▶ _Data segment_
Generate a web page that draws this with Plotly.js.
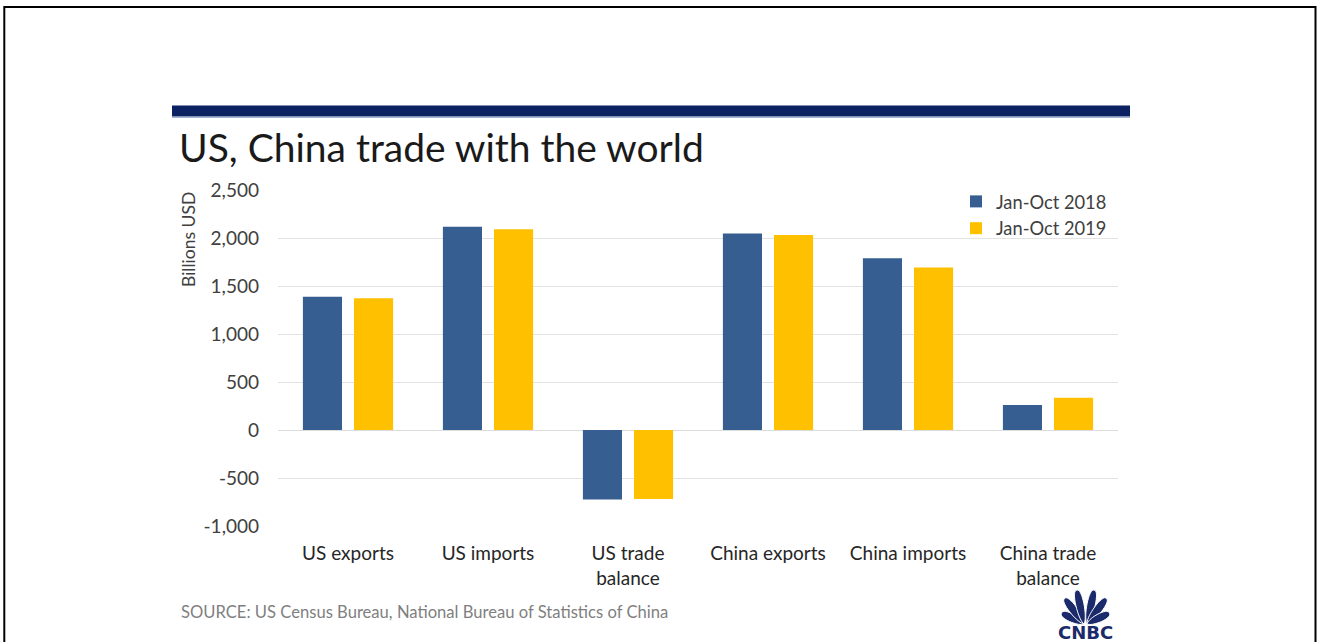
<!DOCTYPE html>
<html>
<head>
<meta charset="utf-8">
<script src="https://cdn.plot.ly/plotly-3.0.1.min.js"></script>
<style>
  html, body { margin: 0; padding: 0; background: #fff; }
  #chart { width: 1318px; height: 642px; }
</style>
</head>
<body>
<div id="chart"></div>
<script>
// ---- data ----
var categories = ['US exports', 'US imports', 'US trade<br>balance', 'China exports', 'China imports', 'China trade<br>balance'];
var series2018Name = 'Jan-Oct 2018';
var series2019Name = 'Jan-Oct 2019';
var values2018 = [1389, 2118, -725, 2048, 1788, 260];
var values2019 = [1372, 2090, -720, 2031, 1694, 337];
var yTickVals = [-1000, -500, 0, 500, 1000, 1500, 2000, 2500];
var yTickText = ['-1,000', '-500', '0', '500', '1,000', '1,500', '2,000', '2,500'];

// ---- geometry helpers (pixel -> paper) ----
var W = 1318, H = 642;
var M = { l: 278, r: 200, t: 190, b: 116 };
var PW = W - M.l - M.r, PH = H - M.t - M.b;
function px(x) { return (x - M.l) / PW; }
function py(y) { return (H - M.b - y) / PH; }
function pt(x, y) { return px(x).toFixed(5) + ',' + py(y).toFixed(5); }

var FONT = 'Lato, "Open Sans", sans-serif';

// CNBC peacock feathers
var shapes = [];
var navy = '#1b2a6b';
(function () {
  var bx = 1085.5, by = 624;
  var angles = [-64, -37, -12, 12, 37, 64];
  var lens = [25, 32, 34.5, 34.5, 32, 25];
  var w = 5;
  for (var i = 0; i < angles.length; i++) {
    var a = angles[i] * Math.PI / 180;
    var dx = Math.sin(a), dy = -Math.cos(a);
    var nx = Math.cos(a), ny = Math.sin(a);
    var L = lens[i];
    var ox = bx + (i < 3 ? -1.5 : 1.5), oy = by;
    var tipx = ox + L * dx, tipy = oy + L * dy;
    var c1 = pt(ox + 0.15 * L * dx + w * nx, oy + 0.15 * L * dy + w * ny);
    var c2 = pt(ox + 1.05 * L * dx + 1.2 * w * nx, oy + 1.05 * L * dy + 1.2 * w * ny);
    var c3 = pt(ox + 1.05 * L * dx - 1.2 * w * nx, oy + 1.05 * L * dy - 1.2 * w * ny);
    var c4 = pt(ox + 0.15 * L * dx - w * nx, oy + 0.15 * L * dy - w * ny);
    var path = 'M' + pt(ox, oy) + ' C' + c1 + ' ' + c2 + ' ' + pt(tipx, tipy) +
               ' C' + c3 + ' ' + c4 + ' ' + pt(ox, oy) + ' Z';
    shapes.push({ type: 'path', xref: 'paper', yref: 'paper', path: path,
      fillcolor: navy, line: { color: '#ffffff', width: 1 }, layer: 'above' });
  }
})();

// frame border
shapes.push({ type: 'rect', xref: 'paper', yref: 'paper',
  x0: px(4.3), x1: px(1315.5), y0: py(7), y1: py(700),
  line: { color: '#000000', width: 2 }, fillcolor: 'rgba(0,0,0,0)', layer: 'below' });
// navy header bar
shapes.push({ type: 'rect', xref: 'paper', yref: 'paper',
  x0: px(172), x1: px(1130), y0: py(116.5), y1: py(105.5),
  line: { width: 0 }, fillcolor: '#0b2161', layer: 'below' });
shapes.push({ type: 'line', xref: 'paper', yref: 'paper',
  x0: px(172), x1: px(1130), y0: py(117.3), y1: py(117.3),
  line: { color: '#8da0c8', width: 1 }, layer: 'below' });

var traces = [
  { type: 'bar', name: series2018Name, x: categories, y: values2018,
    marker: { color: '#365e91', line: { width: 0 } }, hoverinfo: 'x+y' },
  { type: 'bar', name: series2019Name, x: categories, y: values2019,
    marker: { color: '#ffc000', line: { width: 0 } }, hoverinfo: 'x+y' }
];

var layout = {
  width: W, height: H,
  margin: M,
  paper_bgcolor: '#ffffff', plot_bgcolor: '#ffffff',
  font: { family: FONT, color: '#404040', size: 18 },
  title: {
    text: 'US, China trade with the world',
    font: { family: FONT, size: 39, color: '#1a1a1a' },
    xref: 'container', yref: 'container',
    x: 179 / W, xanchor: 'left',
    y: 1 - 148 / H, yanchor: 'middle'
  },
  barmode: 'group',
  bargap: 0.27,
  bargroupgap: 0.235,
  showlegend: true,
  legend: {
    x: px(956), xanchor: 'left', y: py(183), yanchor: 'top',
    bgcolor: 'rgba(0,0,0,0)', borderwidth: 0,
    font: { family: FONT, size: 18.3, color: '#404040' },
    tracegroupgap: 0, itemsizing: 'constant'
  },
  xaxis: {
    type: 'category', showgrid: false, zeroline: false, showline: false,
    ticks: '', tickfont: { family: FONT, size: 19, color: '#262626' },
    ticklabelstandoff: 14, fixedrange: true
  },
  yaxis: {
    range: [-1000, 2500], tickvals: yTickVals, ticktext: yTickText,
    showgrid: true, gridcolor: '#e3e3e3', gridwidth: 1,
    zeroline: true, zerolinecolor: '#dcdcdc', zerolinewidth: 1,
    showline: false, ticks: '',
    tickfont: { family: FONT, size: 19, color: '#404040' },
    ticklabelstandoff: 18, fixedrange: true
  },
  shapes: shapes,
  annotations: [
    { text: 'Billions USD', xref: 'paper', yref: 'paper',
      x: px(188), y: py(240), xanchor: 'center', yanchor: 'middle',
      textangle: -90, showarrow: false,
      font: { family: FONT, size: 17.5, color: '#404040' } },
    { text: 'SOURCE: US Census Bureau, National Bureau of Statistics of China',
      xref: 'paper', yref: 'paper', x: px(179), y: py(612),
      xanchor: 'left', yanchor: 'middle', showarrow: false,
      font: { family: FONT, size: 16.6, color: '#7f7f7f' } },
    { text: '<b>CNBC</b>', xref: 'paper', yref: 'paper', x: px(1085.5), y: py(632),
      xanchor: 'center', yanchor: 'middle', showarrow: false,
      font: { family: '"DejaVu Sans", "Liberation Sans", sans-serif', size: 18, color: navy } }
  ]
};

Plotly.newPlot('chart', traces, layout, { displayModeBar: false, staticPlot: false });
</script>
</body>
</html>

▶ _Given exercise_
Copy out each line word for word, please, skipping the images.

▶ _Response_
Generate a web page that draws this with Plotly.js.
<!DOCTYPE html>
<html>
<head>
<meta charset="utf-8">
<script src="https://cdn.plot.ly/plotly-3.0.1.min.js"></script>
<style>
  html, body { margin: 0; padding: 0; background: #fff; }
  #chart { width: 1318px; height: 642px; }
</style>
</head>
<body>
<div id="chart"></div>
<script>
// ---- data ----
var categories = ['US exports', 'US imports', 'US trade<br>balance', 'China exports', 'China imports', 'China trade<br>balance'];
var series2018Name = 'Jan-Oct 2018';
var series2019Name = 'Jan-Oct 2019';
var values2018 = [1389, 2118, -725, 2048, 1788, 260];
var values2019 = [1372, 2090, -720, 2031, 1694, 337];
var yTickVals = [-1000, -500, 0, 500, 1000, 1500, 2000, 2500];
var yTickText = ['-1,000', '-500', '0', '500', '1,000', '1,500', '2,000', '2,500'];

// ---- geometry helpers (pixel -> paper) ----
var W = 1318, H = 642;
var M = { l: 278, r: 200, t: 190, b: 116 };
var PW = W - M.l - M.r, PH = H - M.t - M.b;
function px(x) { return (x - M.l) / PW; }
function py(y) { return (H - M.b - y) / PH; }
function pt(x, y) { return px(x).toFixed(5) + ',' + py(y).toFixed(5); }

var FONT = 'Lato, "Open Sans", sans-serif';

// CNBC peacock feathers
var shapes = [];
var navy = '#1b2a6b';
(function () {
  var bx = 1085.5, by = 624;
  var angles = [-64, -37, -12, 12, 37, 64];
  var lens = [25, 32, 34.5, 34.5, 32, 25];
  var w = 5;
  for (var i = 0; i < angles.length; i++) {
    var a = angles[i] * Math.PI / 180;
    var dx = Math.sin(a), dy = -Math.cos(a);
    var nx = Math.cos(a), ny = Math.sin(a);
    var L = lens[i];
    var ox = bx + (i < 3 ? -1.5 : 1.5), oy = by;
    var tipx = ox + L * dx, tipy = oy + L * dy;
    var c1 = pt(ox + 0.15 * L * dx + w * nx, oy + 0.15 * L * dy + w * ny);
    var c2 = pt(ox + 1.05 * L * dx + 1.2 * w * nx, oy + 1.05 * L * dy + 1.2 * w * ny);
    var c3 = pt(ox + 1.05 * L * dx - 1.2 * w * nx, oy + 1.05 * L * dy - 1.2 * w * ny);
    var c4 = pt(ox + 0.15 * L * dx - w * nx, oy + 0.15 * L * dy - w * ny);
    var path = 'M' + pt(ox, oy) + ' C' + c1 + ' ' + c2 + ' ' + pt(tipx, tipy) +
               ' C' + c3 + ' ' + c4 + ' ' + pt(ox, oy) + ' Z';
    shapes.push({ type: 'path', xref: 'paper', yref: 'paper', path: path,
      fillcolor: navy, line: { color: '#ffffff', width: 1 }, layer: 'above' });
  }
})();

// frame border
shapes.push({ type: 'rect', xref: 'paper', yref: 'paper',
  x0: px(4.3), x1: px(1315.5), y0: py(7), y1: py(700),
  line: { color: '#000000', width: 2 }, fillcolor: 'rgba(0,0,0,0)', layer: 'below' });
// navy header bar
shapes.push({ type: 'rect', xref: 'paper', yref: 'paper',
  x0: px(172), x1: px(1130), y0: py(116.5), y1: py(105.5),
  line: { width: 0 }, fillcolor: '#0b2161', layer: 'below' });
shapes.push({ type: 'line', xref: 'paper', yref: 'paper',
  x0: px(172), x1: px(1130), y0: py(117.3), y1: py(117.3),
  line: { color: '#8da0c8', width: 1 }, layer: 'below' });

var traces = [
  { type: 'bar', name: series2018Name, x: categories, y: values2018,
    marker: { color: '#365e91', line: { width: 0 } }, hoverinfo: 'x+y' },
  { type: 'bar', name: series2019Name, x: categories, y: values2019,
    marker: { color: '#ffc000', line: { width: 0 } }, hoverinfo: 'x+y' }
];

var layout = {
  width: W, height: H,
  margin: M,
  paper_bgcolor: '#ffffff', plot_bgcolor: '#ffffff',
  font: { family: FONT, color: '#404040', size: 18 },
  title: {
    text: 'US, China trade with the world',
    font: { family: FONT, size: 39, color: '#1a1a1a' },
    xref: 'container', yref: 'container',
    x: 179 / W, xanchor: 'left',
    y: 1 - 148 / H, yanchor: 'middle'
  },
  barmode: 'group',
  bargap: 0.27,
  bargroupgap: 0.235,
  showlegend: true,
  legend: {
    x: px(956), xanchor: 'left', y: py(183), yanchor: 'top',
    bgcolor: 'rgba(0,0,0,0)', borderwidth: 0,
    font: { family: FONT, size: 18.3, color: '#404040' },
    tracegroupgap: 0, itemsizing: 'constant'
  },
  xaxis: {
    type: 'category', showgrid: false, zeroline: false, showline: false,
    ticks: '', tickfont: { family: FONT, size: 19, color: '#262626' },
    ticklabelstandoff: 14, fixedrange: true
  },
  yaxis: {
    range: [-1000, 2500], tickvals: yTickVals, ticktext: yTickText,
    showgrid: true, gridcolor: '#e3e3e3', gridwidth: 1,
    zeroline: true, zerolinecolor: '#dcdcdc', zerolinewidth: 1,
    showline: false, ticks: '',
    tickfont: { family: FONT, size: 19, color: '#404040' },
    ticklabelstandoff: 18, fixedrange: true
  },
  shapes: shapes,
  annotations: [
    { text: 'Billions USD', xref: 'paper', yref: 'paper',
      x: px(188), y: py(240), xanchor: 'center', yanchor: 'middle',
      textangle: -90, showarrow: false,
      font: { family: FONT, size: 17.5, color: '#404040' } },
    { text: 'SOURCE: US Census Bureau, National Bureau of Statistics of China',
      xref: 'paper', yref: 'paper', x: px(179), y: py(612),
      xanchor: 'left', yanchor: 'middle', showarrow: false,
      font: { family: FONT, size: 16.6, color: '#7f7f7f' } },
    { text: '<b>CNBC</b>', xref: 'paper', yref: 'paper', x: px(1085.5), y: py(632),
      xanchor: 'center', yanchor: 'middle', showarrow: false,
      font: { family: '"DejaVu Sans", "Liberation Sans", sans-serif', size: 18, color: navy } }
  ]
};

Plotly.newPlot('chart', traces, layout, { displayModeBar: false, staticPlot: false });
</script>
</body>
</html>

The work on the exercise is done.